Child mining has become a growing problem in Burkina Faso, where 60 percent of the population is under 25. A mining boom in recent years has made the country Africa’s fourth-largest gold producer, where exports of the yellow metal account for almost a fifth of economic output.

Joel, who started working at the mines two years ago, makes a meagre income from the backbreaking work. Sometimes it’s 5,000 CFA francs (7.6 euros, $10.5), on a good day twice that, but often nothing at all. “Down there, it’s really damp,” he said, scratching a filthy arm. He hopes one day to find “less painful work” but “mostly, I think about what I could earn”.

Burkina Faso’s government estimates a tonne of gold was brought out of the ground by small-scale miners last year — official estimates say it could be double that — compared to the 32 tonnes mined legally.

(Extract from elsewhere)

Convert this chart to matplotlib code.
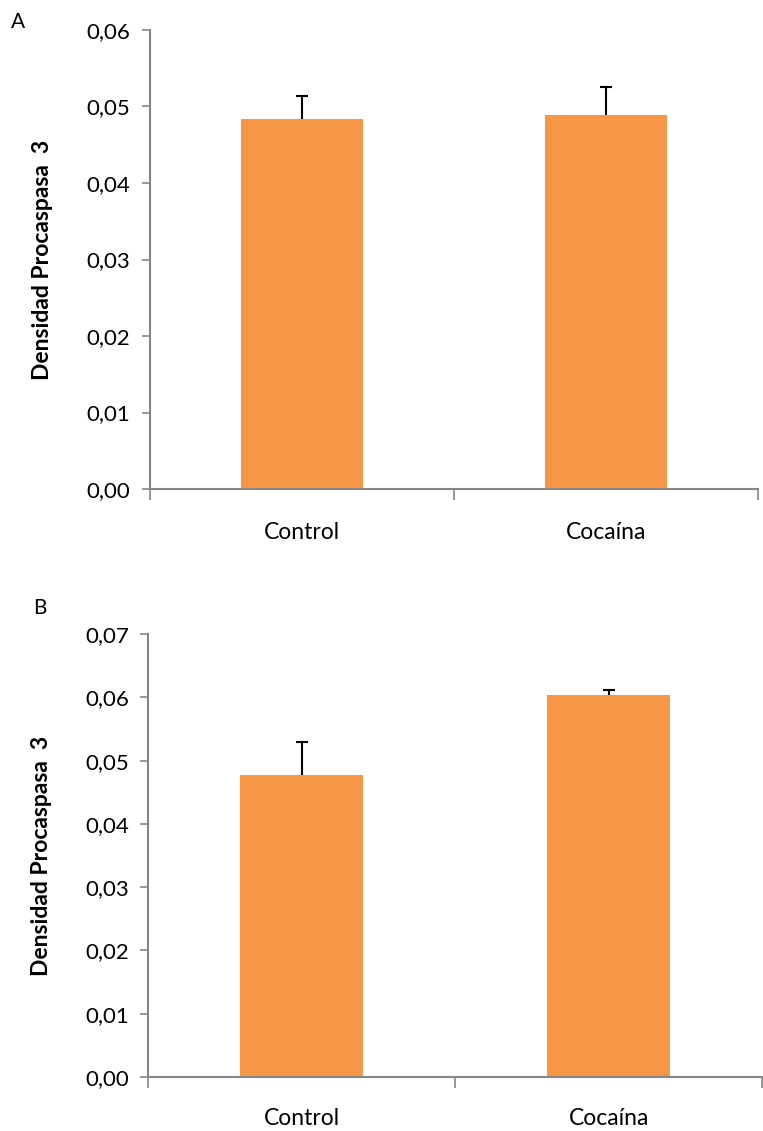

Part of that was dug by children. The UN Children’s Fund estimates that between half a million and 700,000 adolescents and youngsters are caught up in the mining sector in the nation of some 17 million people.

– ‘Sometimes it’s scary’ –

At the illegal mine, even breathing is hard in the windy, arid landscape.

Children, many barefoot, scramble into small rectangular holes between 20 to 30 metres (65 to 100 feet) deep to pound away at the rock face.

Thuds and muffled voices drift up to the surface, where fellow workers take turns to haul up broken stones in plastic cans. Other teams further pounded the stones, sifting and hoping to find gold.

At 15, Hamidou is a short stripling of a lad, wincing and weary as he wrenches a splinter out of his foot. But he says that mining is still better than working in the nearby village where he lives.